Franchetti quoted an unnamed “Memorial investigator” as saying: “Considering the evidence we have gathered, we have no doubt that most of the crimes which are being committed now in Chechnya are the work of Kadyrov’s men. There is also no doubt in our minds that Kadyrov has personally taken part in beating and torturing people. What they are doing is pure lawlessness. To make matters worse they also go after people who are innocent, whose names were given by someone being tortured.”

Franchetti quoted Akmed Isaev as saying that during his imprisonment there was a constant flow of new hostages. “It used to be Chechens against Russians,” Isaev said. “Now it’s Chechens against Chechens. The Kremlin has handed the dirty work as well as the whole of Chechnya to Kadyrov and his thugs. But it won’t end like this. For every single guy they tortured or killed, one day there will be a bloody vendetta.”

In an indication of the problems that the European Committee for the Prevention of Torture delegation would later face in attempting to enter Tsentoroi, Franchetti wrote that fields around Tsentoroi “are mined and all access routes are blocked by checkpoints where visitors, including the bodyguards of Chechen president Alu Alkhanov, are made to hand in their weapons.”

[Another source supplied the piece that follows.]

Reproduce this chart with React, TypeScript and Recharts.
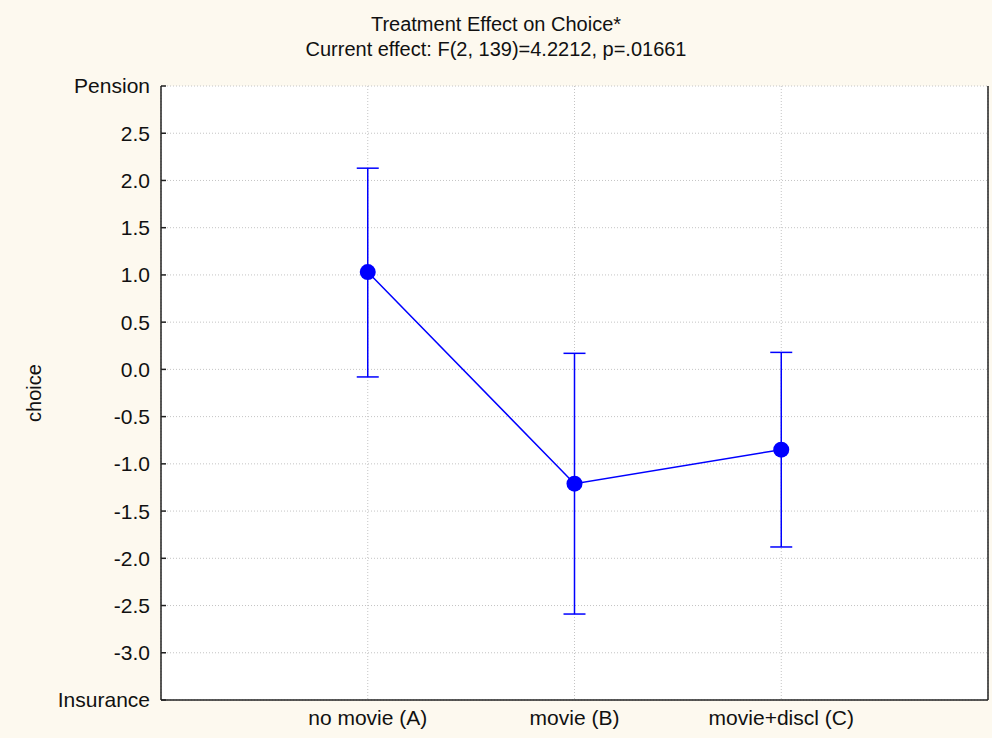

Meanwhile, the Nazran-based Council of Non-Governmental Organizations reported on May 1 that more than 20 people had been abducted from Tsentoroi over the previous several days by “armed men in camouflage and members of unidentified power-wielding bodies.” According to the group, the perpetrators gave no reason for the abductions and nothing is known of the location and fate of those seized. In addition, two people were abducted in the Shatoi district village of Benoi on April 28 by members of “local power-wielding bodies, while the body of a resident of the Shali district village of Novye Atagi who had been kidnapped by a group of armed men was subsequently found near the village.